In a functional analysis course I saw a claim that for $1\leq p_{1}\leq p_{2}\leq\infty$we have it that $L^{p_{2}}\subseteq L^{p_{1}}$
I have a few problems with the proof given, and I would appreciate some clarifications. The proof given is (my comments are in $[]$):
Acuatlly, we will prove that $$ id:\,(C([a,b]),||\ldotp||_{p_{2}})\to(C([a,b]),||\ldotp||_{p_{1}}) $$
is continuous.
Let $f\in C([a.b])$. fix $0<\alpha<1$ and define:
$$ A=\{x\in[a,b]\mid|f(x)|>1\}\,,\, B=\{x\in[a,b]\mid\alpha\leq|f(x)|<1\}\,,\, C=\{x\in[a,b]\mid|f(x)|<\alpha\} $$
Then: $$ \int_{a}^{b}|f|^{p_{1}}=\int_{A}|f|^{p_{1}}+\int_{B}|f|^{p_{1}}+\int_{C}|f|^{p_{1}} $$
$$ \leq\int_{A}|f|^{p_{2}}+\int_{B}1+\int_{C}\alpha^{p_{1}} $$
$$ \leq||f||_{p_{2}}^{p_{2}}+\mu(B)+(b-a)\alpha^{p_{1}} $$
[those $3$ line are denoted as $(1)$]
[I don't think that the next line follows from what's done already] $$ ||f||_{p_{1}}^{p_{1}}\geq\int_{B}|f|^{p_{2}}\geq\alpha^{p_{2}}\mu(B) $$
[denote the above as $(\star)$]
$$ \implies\mu(B)\leq\frac{||f||_{p_{2}}^{p_{2}}}{\alpha^{p_{2}}} $$
set this in $(1)$ and get $$ ||f||_{p_{1}}^{p_{1}}\leq||f||_{p_{2}}^{p_{2}}+\frac{||f||_{p_{2}}^{p_{2}}}{\alpha^{p_{2}}}+(b-a)\alpha^{p_{1}} $$
Set $$ \alpha=||f||_{p_{2}}^{\frac{1}{2}} $$
$$ \implies||f||_{p_{2}}^{p_{2}}+||f||_{p_{2}}^{\frac{p_{2}}{2}}+(b-a)\alpha^{p_{1}} $$
And we see the required continuity.
My question are:
How did we get the first inequality in $(\star)$ ?

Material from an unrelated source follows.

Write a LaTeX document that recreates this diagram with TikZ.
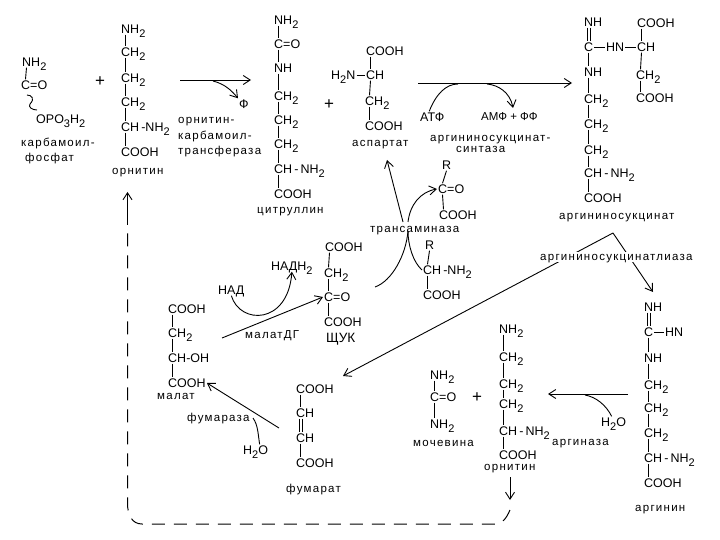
\documentclass[tikz,border=0pt]{standalone}
\usepackage{fontspec}
\setmainfont{Liberation Sans}
\newfontfamily\lblfont[LetterSpace=11]{Liberation Sans}
\usetikzlibrary{arrows.meta}
\newcommand{\sbs}[1]{\raisebox{-4pt}{\fontsize{11}{12}\selectfont #1}}
\newcommand{\At}[4]{\node[atom] (#1) at (#2,#3) {#4};}
\newcommand{\Lb}[4]{\node[lbl] (#1) at (#2,#3) {#4};}
\newcommand{\Bd}[2]{\draw[bond] ([xshift=5.5pt]#1.south west) -- ([xshift=5.5pt]#2.north west);}
\newcommand{\Cd}[3]{\coordinate (#1) at (#2,#3);}
\tikzset{
  atom/.style={anchor=west,inner sep=1pt,text height=9pt,text depth=0pt,font=\fontsize{12.5}{14}\selectfont},
  lbl/.style={anchor=west,inner sep=0pt,text height=7pt,text depth=1pt,font=\lblfont\fontsize{11.5}{13}\selectfont},
  pluss/.style={anchor=center,inner sep=0pt,font=\fontsize{17}{18}\selectfont},
  bond/.style={line width=0.9pt},
  rxn/.style={line width=0.9pt,-{Straight Barb[length=7pt,width=9pt]}},
  plain/.style={line width=0.9pt},
  loopline/.style={line width=1pt,dash pattern=on 13pt off 9pt}
}
\begin{document}
\begin{tikzpicture}[x=1pt,y=-1pt]
\useasboundingbox (0,0) rectangle (720,540);
% carbamoyl phosphate
\At{cpN}{21}{62}{NH\sbs{2}}
\At{cpC}{20}{85}{C=O}
\At{cpO}{35}{119}{OPO\sbs{3}H\sbs{2}}
\Lb{cpa}{21}{144}{карбамоил-}
\Lb{cpb}{25}{159}{фосфат}
\Bd{cpN}{cpC}
\Cd{w1}{27}{95}\Cd{w2}{37}{110}
\draw[plain] (w1) .. controls (32,95) and (35,99) .. (30,104) .. controls (28,107) and (32,110) .. (w2);
\node[pluss] (pl1) at (100,82) {+};
% ornithine 1
\At{o1a}{120}{29}{NH\sbs{2}}
\At{o1b}{120}{52}{CH\sbs{2}}
\At{o1c}{120}{78}{CH\sbs{2}}
\At{o1d}{120}{102}{CH\sbs{2}}
\At{o1e}{120}{127}{CH\,-NH\sbs{2}}
\At{o1f}{120}{152}{COOH}
\Lb{o1l}{112}{172}{орнитин}
\Bd{o1a}{o1b}\Bd{o1b}{o1c}\Bd{o1c}{o1d}\Bd{o1d}{o1e}\Bd{o1e}{o1f}
% OTC
\Cd{r1s}{180}{80}\Cd{r1e}{251}{80}\Cd{r1m}{213}{81}
\draw[rxn] (r1s) -- (r1e);
\At{phi}{238}{104}{Ф}
\draw[rxn] (r1m) .. controls (225,84) and (232,91) .. (phi.north west);
\Lb{otca}{178}{121}{орнитин-}
\Lb{otcb}{178}{137}{карбамоил-}
\Lb{otcc}{178}{152}{трансфераза}
% citrulline
\At{ca}{273}{20}{NH\sbs{2}}
\At{cb}{273}{44}{C=O}
\At{cc}{273}{68}{NH}
\At{cd}{273}{96}{CH\sbs{2}}
\At{ce}{273}{120}{CH\sbs{2}}
\At{cf}{273}{144}{CH\sbs{2}}
\At{cg}{273}{169}{CH\,-\,NH\sbs{2}}
\At{ch}{273}{194}{COOH}
\Lb{cl}{257}{211}{цитруллин}
\Bd{ca}{cb}\Bd{cb}{cc}\Bd{cc}{cd}\Bd{cd}{ce}\Bd{ce}{cf}\Bd{cf}{cg}\Bd{cg}{ch}
\node[pluss] (pl2) at (329,105) {+};
% aspartate
\At{aa}{365}{51}{COOH}
\At{ab}{365}{75}{CH}
\At{an}{330}{75}{H\sbs{2}N}
\At{ac}{364}{101}{CH\sbs{2}}
\At{ad}{364}{126}{COOH}
\Lb{al}{352}{144}{аспартат}
\Bd{aa}{ab}\Bd{ab}{ac}\Bd{ac}{ad}
\draw[bond] (an.east) -- (ab.west);
% synthase
\Cd{r2s}{418}{83}\Cd{r2e}{572}{83}\Cd{r2a}{458}{84}\Cd{r2b}{487}{84}
\draw[rxn] (r2s) -- (r2e);
\At{atp}{419}{117}{АТФ}
\At{amp}{480}{116}{\fontsize{11.5}{13}\selectfont АМФ + ФФ}
\draw[plain] ([xshift=-3pt]atp.north) .. controls (436,94) and (446,84) .. (r2a);
\draw[rxn] (r2b) .. controls (498,85) and (510,92) .. (513,108);
\Lb{ssa}{430}{139}{аргининосукцинат-}
\Lb{ssb}{456}{150}{синтаза}
% argininosuccinate
\At{asa}{583}{22}{NH}
\At{asb}{583}{47}{C}
\At{ash}{605}{47}{HN}
\At{asc}{636}{23}{COOH}
\At{asd}{636}{47}{CH}
\At{ase}{635}{75}{CH\sbs{2}}
\At{asf}{635}{98}{COOH}
\At{asg}{583}{72}{NH}
\At{asi}{583}{99}{CH\sbs{2}}
\At{asj}{583}{124}{CH\sbs{2}}
\At{ask}{583}{150}{CH\sbs{2}}
\At{asm}{583}{173}{CH\,-\,NH\sbs{2}}
\At{asn}{583}{198}{COOH}
\Lb{asl}{559}{216}{аргининосукцинат}
\draw[bond] ([xshift=4.5pt]asa.south west) -- ([xshift=4.5pt]asb.north west);
\draw[bond] ([xshift=7pt]asa.south west) -- ([xshift=7pt]asb.north west);
\draw[bond] (asb) -- (ash);
\draw[bond] (ash) -- (asd);
\Bd{asc}{asd}\Bd{asd}{ase}\Bd{ase}{asf}
\Bd{asb}{asg}\Bd{asg}{asi}\Bd{asi}{asj}\Bd{asj}{ask}\Bd{ask}{asm}\Bd{asm}{asn}
% ketoacid
\At{ka}{441}{165}{R}
\At{kb}{437}{189}{C=O}
\At{kc}{438}{215}{COOH}
\Bd{ka}{kb}\Bd{kb}{kc}
\Lb{tr}{370}{230}{трансаминаза}
\At{ama}{424}{245}{R}
\At{amb}{422}{270}{CH\,-NH\sbs{2}}
\At{amc}{422}{295}{COOH}
\Bd{ama}{amb}\Bd{amb}{amc}
\Cd{t1}{403}{222}\Cd{t1e}{387}{160}\Cd{t2}{408}{222}\Cd{t3}{408}{231}\Cd{t4}{375}{287}
\draw[rxn] (t1) -- (t1e);
\draw[rxn] (t2) .. controls (410,205) and (420,192) .. (kb.west);
\draw[plain] (t3) .. controls (406,255) and (392,281) .. (t4);
\draw[plain] (t3) .. controls (408,245) and (413,262) .. (amb.west);
% lyase
\Cd{lp}{613}{233}\Cd{lf}{343}{376}\Cd{la}{653}{292}
\draw[rxn] (lp) -- (lf);
\draw[rxn] (lp) -- (la);
\node[lbl,fill=white,inner ysep=1pt] (ly) at (540,257) {аргининосукцинатлиаза};
% OAA
\At{oa}{324}{247}{COOH}
\At{ob}{323}{273}{CH\sbs{2}}
\At{oc}{323}{297}{C=O}
\At{od}{323}{322}{COOH}
\At{nadh}{270}{266}{НАДН\sbs{2}}
\node[atom,font=\fontsize{13.5}{15}\selectfont] (shuk) at (325,338) {ЩУК};
\Bd{oa}{ob}\Bd{ob}{oc}\Bd{oc}{od}
\At{nad}{217}{290}{НАД}
\Cd{md}{222}{338}
\draw[rxn] (nad.south) .. controls (240,325) and (288,325) .. (nadh.south);
\draw[rxn] (md) -- (oc.west);
\Lb{mdl}{245}{335}{малатДГ}
% malate
\At{ma}{167}{309}{COOH}
\At{mb}{167}{333}{CH\sbs{2}}
\At{mc}{167}{358}{CH-OH}
\At{me}{167}{383}{COOH}
\Lb{ml}{157}{396}{малат}
\Bd{ma}{mb}\Bd{mb}{mc}\Bd{mc}{me}
% fumarase
\Lb{fl}{187}{418}{фумараза}
\At{wa}{242}{450}{H\sbs{2}O}
\Cd{fs}{279}{428}\Cd{fm}{253}{418}
\draw[rxn] (fs) -- (me.east);
\draw[plain] ([xshift=4pt]wa.north) .. controls (258,434) and (258,425) .. (fm);
% fumarate
\At{fa}{295}{389}{COOH}
\At{fb}{295}{413}{CH}
\At{fc}{295}{438}{CH}
\At{fd}{295}{463}{COOH}
\Lb{fu}{286}{489}{фумарат}
\Bd{fa}{fb}\Bd{fc}{fd}
\draw[bond] ([xshift=4.5pt]fb.south west) -- ([xshift=4.5pt]fc.north west);
\draw[bond] ([xshift=7pt]fb.south west) -- ([xshift=7pt]fc.north west);
% urea
\At{ua}{429}{375}{NH\sbs{2}}
\At{ub}{429}{397}{C=O}
\At{uc}{429}{424}{NH\sbs{2}}
\Lb{ul}{413}{443}{мочевина}
\Bd{ua}{ub}\Bd{ub}{uc}
\node[pluss] (pl3) at (477,398) {+};
% ornithine 2
\At{p1}{498}{329}{NH\sbs{2}}
\At{p2}{498}{357}{CH\sbs{2}}
\At{p3}{498}{384}{CH\sbs{2}}
\At{p4}{498}{404}{CH\sbs{2}}
\At{p5}{498}{431}{CH\,-\,NH\sbs{2}}
\At{p6}{498}{455}{COOH}
\Lb{p7}{484}{467}{орнитин}
\Bd{p1}{p2}\Bd{p2}{p3}\Bd{p3}{p4}\Bd{p4}{p5}\Bd{p5}{p6}
% arginase
\Cd{gs}{628}{394}\Cd{ge}{548}{394}\Cd{gm}{585}{395}
\draw[rxn] (gs) -- (ge);
\At{gw}{600}{422}{H\sbs{2}O}
\draw[plain] (gm) .. controls (596,397) and (606,405) .. ([xshift=-2pt]gw.north);
\Lb{gl}{552}{442}{аргиназа}
% arginine
\At{ra}{643}{307}{NH}
\At{rb}{643}{332}{C}
\At{rh}{664}{332}{HN}
\At{rc}{643}{358}{NH}
\At{rd}{643}{385}{CH\sbs{2}}
\At{re}{643}{408}{CH\sbs{2}}
\At{rf}{643}{433}{CH\sbs{2}}
\At{rg}{643}{458}{CH\,-\,NH\sbs{2}}
\At{ri}{643}{483}{COOH}
\Lb{rl}{635}{508}{аргинин}
\draw[bond] ([xshift=4.5pt]ra.south west) -- ([xshift=4.5pt]rb.north west);
\draw[bond] ([xshift=7pt]ra.south west) -- ([xshift=7pt]rb.north west);
\draw[bond] (rb) -- (rh);
\Bd{rb}{rc}\Bd{rc}{rd}\Bd{rd}{re}\Bd{re}{rf}\Bd{rf}{rg}\Bd{rg}{ri}
% ornithine recycling
\Cd{ps}{510}{477}\Cd{pe}{510}{500}
\draw[rxn] (ps) -- (pe);
\Cd{ls}{510}{510}\Cd{le}{127.5}{225}\Cd{lu}{127.5}{192}
\draw[loopline] (ls) .. controls (506,519) and (502,524) .. (495,524) -- (142,524) .. controls (132,524) and (127.5,515) .. (127.5,503) -- (le);
\draw[rxn] (le) -- (lu);
\end{tikzpicture}
\end{document}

Why can we set $\alpha=||f||_{p_{2}}^{\frac{1}{2}}$ ? i.e why $0<\alpha<1$ ?
Why what we want to prove follows from the continuity mentioned, and how did it follow from the last line ?
Why did we star with $f\in C([a,b])$ ? I thought the elements of $L^{p}$ just have integrability constraints on them, not continuity constraints (I guess that this relates to the last question)
Doesn't the last line just say that $\int|f|^{p_{1}}<\infty$ and that's what we want to prove ?
P.S I realize those are more questions here then a usual post, I will give $150$ point bounty to the accepted answer.